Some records

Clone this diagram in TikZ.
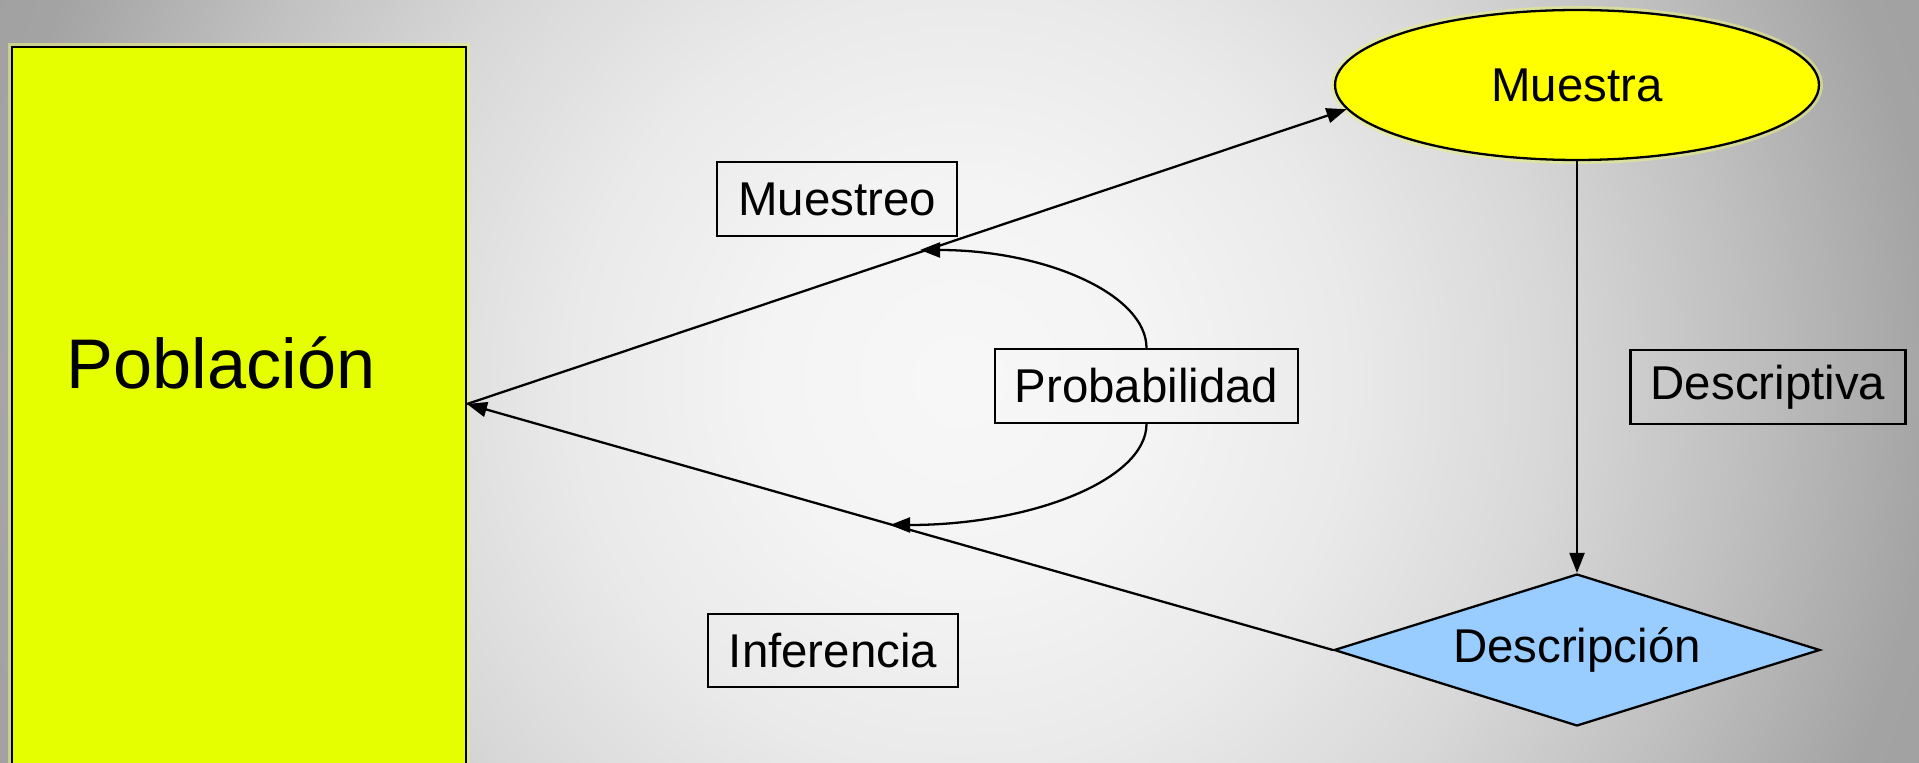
\documentclass[tikz,border=0pt]{standalone}
\usepackage{fontspec}
\setmainfont{Liberation Sans}
\usepackage{tikz}
\usetikzlibrary{arrows.meta,shapes.geometric,positioning}
\usepackage{xcolor}
\definecolor{popyellow}{RGB}{230,255,0}
\definecolor{sampleyellow}{RGB}{255,255,0}
\definecolor{desclightblue}{RGB}{153,204,255}
\definecolor{glowyellow}{RGB}{232,238,130}
\pgfdeclareradialshading{bgshade}{\pgfpoint{0bp}{0bp}}{rgb(0bp)=(.97,.97,.97); rgb(5bp)=(.956,.956,.956); rgb(10bp)=(.916,.916,.916); rgb(15bp)=(.848,.848,.848); rgb(20bp)=(.752,.752,.752); rgb(25bp)=(.64,.64,.64); rgb(50bp)=(.52,.52,.52)}
\tikzstyle{popbox} = [rectangle, minimum width=9.08cm, minimum height=15.06cm, inner sep=0pt, draw=black, fill=popyellow, line width=1.3pt, preaction={draw=glowyellow, line width=4.5pt, opacity=0.6}]
\tikzstyle{sampleshape} = [ellipse, minimum width=9.68cm, minimum height=3cm, inner sep=0pt, draw=black, fill=sampleyellow, line width=1.3pt, preaction={draw=glowyellow, line width=4.5pt, opacity=0.6}, font=\fontsize{27}{32}\selectfont]
\tikzstyle{descshape} = [diamond, aspect=3.2, minimum width=9.72cm, minimum height=3.04cm, inner sep=0pt, draw=black, fill=desclightblue, line width=1.3pt, font=\fontsize{27}{32}\selectfont]
\tikzstyle{labelbox} = [rectangle, minimum height=1.47cm, inner sep=0pt, draw=black, line width=1.3pt, font=\fontsize{27}{32}\selectfont]
\tikzstyle{arrow} = [line width=1.3pt, -{Triangle[length=0.4cm, width=0.3cm]}]

\begin{document}
\begin{tikzpicture}[x=0.02cm, y=-0.02cm]
\useasboundingbox (0,0) rectangle (1919,763);
\clip (0,0) rectangle (1919,763);
% background
\shade[shading=bgshade] (-15,-594) rectangle (1935,1356);

% shapes
\node[popbox] (pob) at (239,423.5) {};
\node[font=\fontsize{40}{48}\selectfont] (poblabel) at (221,363) {Población};
\node[sampleshape] (muestra) at (1577,85) {Muestra};
\node[descshape] (desc) at (1577,650) {Descripción};

\node[labelbox, minimum width=4.8cm] (muestreo) at (837,199) {Muestreo};
\node[labelbox, minimum width=6.06cm] (prob) at (1146.5,386) {Probabilidad};
\node[labelbox, minimum width=5.5cm] (descriptiva) at (1768,387) {Descriptiva};
\node[labelbox, minimum width=5cm] (inferencia) at (833,650.5) {Inferencia};

\coordinate (pobin) at (467,404);
\coordinate (ptop) at (920,250);
\coordinate (pbot) at (890,525);

% connectors
\draw[arrow] (pobin) -- (muestra.186);
\draw[arrow] (desc.west) -- (pobin);
\draw[arrow] (muestra.south) -- (desc.north);
\draw[arrow] (prob.north) .. controls +(0,-54) and +(125,0) .. (ptop);
\draw[arrow] (prob.south) .. controls +(0,56) and +(141,0) .. (pbot);
\end{tikzpicture}
\end{document}
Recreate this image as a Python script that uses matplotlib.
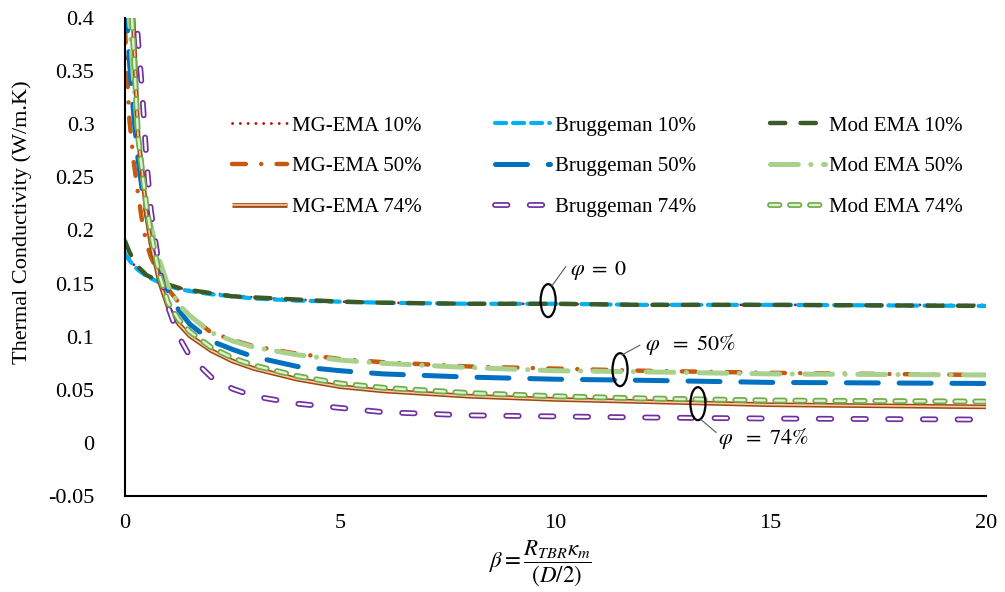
import matplotlib
matplotlib.use("Agg")
import matplotlib.pyplot as plt
import matplotlib.patheffects as pe
from matplotlib.patches import Ellipse

# beta grid, shared by every series
beta = [0, 0.1, 0.2, 0.3, 0.4, 0.5, 0.6, 0.8, 1.0, 1.25, 1.5, 2, 2.5, 3, 4, 5, 6, 8, 10, 12, 15, 20]

# thermal conductivity (W/m.K)
mg_10 = [0.180, 0.174, 0.168, 0.164, 0.160, 0.158, 0.155, 0.152, 0.149, 0.146, 0.144, 0.141,
         0.139, 0.137, 0.135, 0.133, 0.132, 0.131, 0.131, 0.130, 0.130, 0.130]
br_10 = [0.178, 0.172, 0.167, 0.163, 0.160, 0.157, 0.155, 0.151, 0.148, 0.145, 0.143, 0.140,
         0.138, 0.136, 0.134, 0.133, 0.132, 0.131, 0.131, 0.130, 0.130, 0.129]
mod_10 = [0.190, 0.180, 0.172, 0.166, 0.162, 0.158, 0.156, 0.152, 0.149, 0.146, 0.144, 0.141,
          0.138, 0.137, 0.135, 0.133, 0.132, 0.131, 0.131, 0.130, 0.130, 0.129]
mg_50 = [0.390, 0.305, 0.265, 0.235, 0.208, 0.188, 0.175, 0.158, 0.145, 0.132, 0.120, 0.104,
         0.097, 0.091, 0.084, 0.079, 0.076, 0.072, 0.070, 0.068, 0.066, 0.064]
br_50 = [0.430, 0.360, 0.310, 0.268, 0.238, 0.215, 0.196, 0.165, 0.143, 0.125, 0.112, 0.096,
         0.088, 0.081, 0.072, 0.068, 0.065, 0.062, 0.060, 0.059, 0.057, 0.056]
mod_50 = [0.450, 0.400, 0.340, 0.290, 0.255, 0.228, 0.205, 0.172, 0.148, 0.130, 0.120, 0.104,
          0.096, 0.090, 0.083, 0.078, 0.075, 0.071, 0.068, 0.067, 0.065, 0.064]
mg_74 = [0.550, 0.470, 0.390, 0.290, 0.255, 0.215, 0.188, 0.152, 0.128, 0.112, 0.101, 0.087,
         0.077, 0.070, 0.060, 0.053, 0.049, 0.044, 0.041, 0.039, 0.036, 0.034]
br_74 = [0.600, 0.520, 0.440, 0.380, 0.330, 0.265, 0.219, 0.163, 0.128, 0.100, 0.082, 0.062,
         0.051, 0.044, 0.037, 0.033, 0.029, 0.026, 0.025, 0.024, 0.023, 0.022]
mod_74 = [0.550, 0.450, 0.370, 0.290, 0.255, 0.222, 0.198, 0.158, 0.132, 0.116, 0.105, 0.090,
          0.080, 0.073, 0.063, 0.056, 0.052, 0.047, 0.044, 0.042, 0.040, 0.039]

x_ticks = [0, 5, 10, 15, 20]
y_ticks = [-0.05, 0, 0.05, 0.1, 0.15, 0.2, 0.25, 0.3, 0.35, 0.4]
y_tick_labels = ["-0.05", "0", "0.05", "0.1", "0.15", "0.2", "0.25", "0.3", "0.35", "0.4"]

plt.rcParams["font.family"] = ["Liberation Serif", "DejaVu Serif"]
plt.rcParams["mathtext.fontset"] = "stix"
plt.rcParams["lines.scale_dashes"] = False

fig = plt.figure(figsize=(10.05, 5.92), dpi=100)
ax = fig.add_axes([0.1244, 0.162, 0.8566, 0.8076])


def outline(color, width=4.2):
    return [pe.withStroke(linewidth=width, foreground=color)]


# drawn in Excel series order (row by row of the legend)
l_mg10, = ax.plot(beta, mg_10, color="#C00000", lw=2.0, ls=(0, (0.1, 5.5)),
                  dash_capstyle="round", label="MG-EMA 10%")
l_br10, = ax.plot(beta, br_10, color="#00B0F0", lw=3.0, ls=(0, (8, 5)),
                  dash_capstyle="round", label="Bruggeman 10%")
l_mod10, = ax.plot(beta, mod_10, color="#3A5A28", lw=3.2, ls=(0, (11, 11)),
                   dash_capstyle="round", label="Mod EMA 10%")
l_mg50, = ax.plot(beta, mg_50, color="#C55A11", lw=3.2, ls=(0, (10, 11, 0.1, 11)),
                  dash_capstyle="round", label="MG-EMA 50%")
l_br50, = ax.plot(beta, br_50, color="#0070C0", lw=3.6, ls=(0, (23, 15)),
                  dash_capstyle="round", label="Bruggeman 50%")
l_mod50, = ax.plot(beta, mod_50, color="#A9D18E", lw=3.6, ls=(0, (20, 9, 0.1, 9)),
                   dash_capstyle="round", label="Mod EMA 50%")
l_mg74, = ax.plot(beta, mg_74, color="#F8CBAD", lw=1.2, solid_capstyle="butt",
                  path_effects=[pe.withStroke(linewidth=3.4, foreground="#9E480E")],
                  label="MG-EMA 74%")
l_br74, = ax.plot(beta, br_74, color="white", lw=1.7, ls=(0, (9.0, 16.0)),
                  dash_capstyle="round", path_effects=outline("#7030A0"),
                  label="Bruggeman 74%")
l_mod74, = ax.plot(beta, mod_74, color="#E2F0D9", lw=1.7, ls=(0, (6.8, 7.6)),
                   dash_capstyle="round", path_effects=outline("#70AD47"),
                   label="Mod EMA 74%")

ax.set_xlim(0, 20)
ax.set_ylim(-0.05, 0.4)
ax.set_xticks(x_ticks)
ax.set_yticks(y_ticks)
ax.set_yticklabels(y_tick_labels)
ax.tick_params(axis="both", length=0, labelsize=16)
ax.tick_params(axis="y", pad=22)
ax.tick_params(axis="x", pad=13)
for side in ["top", "right"]:
    ax.spines[side].set_visible(False)
for side in ["left", "bottom"]:
    ax.spines[side].set_linewidth(1.5)
    ax.spines[side].set_color("black")

handles = [l_mg10, l_mg50, l_mg74, l_br10, l_br50, l_br74, l_mod10, l_mod50, l_mod74]
fig.legend(handles=handles, loc="upper left", bbox_to_anchor=(0.231, 0.804),
           ncol=3, frameon=False, fontsize=15, handlelength=2.65, handletextpad=0.2,
           columnspacing=3.55, labelspacing=1.02, borderpad=0, borderaxespad=0)

# phi group markers
groups = [
    (9.83, 0.134, 10.34, 0.162, (9.92, 0.148), (10.24, 0.166), r"$\varphi\;=\;0$"),
    (11.5, 0.069, 12.08, 0.093, (11.55, 0.083), (11.96, 0.092), r"$\varphi\ \ =\ 50\%$"),
    (13.31, 0.037, 13.77, 0.004, (13.38, 0.022), (13.73, 0.010), r"$\varphi\ \ =\ 74\%$"),
]
for cx, cy, tx, ty, p0, p1, txt in groups:
    ax.add_patch(Ellipse((cx, cy), 0.35, 0.031, fill=False, ec="black", lw=1.6, zorder=5))
    ax.plot([p0[0], p1[0]], [p0[1], p1[1]], color="#595959", lw=0.8, zorder=5)
    ax.text(tx, ty, txt, fontsize=16, va="center", ha="left", zorder=6)

fig.text(0.022, 0.625, "Thermal Conductivity (W/m.K)", rotation=90, fontsize=16,
         ha="center", va="center")
fig.text(0.538, 0.048, r"$\beta = \dfrac{R_{TBR}\kappa_m}{(D/2)}$", fontsize=16.5,
         ha="center", va="center")

fig.savefig("out.png", dpi=100)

§ GIVEN EXERCISE: Looking above, find the stretch of lines that opens with the one holding "Recreate this image" and closes with the one holding "12, 15, 20]". Copy it exactly, pictures excluded.

§ OUTPUT OF THE EXERCISE:
Recreate this image as a Python script that uses matplotlib.
import matplotlib
matplotlib.use("Agg")
import matplotlib.pyplot as plt
import matplotlib.patheffects as pe
from matplotlib.patches import Ellipse

# beta grid, shared by every series
beta = [0, 0.1, 0.2, 0.3, 0.4, 0.5, 0.6, 0.8, 1.0, 1.25, 1.5, 2, 2.5, 3, 4, 5, 6, 8, 10, 12, 15, 20]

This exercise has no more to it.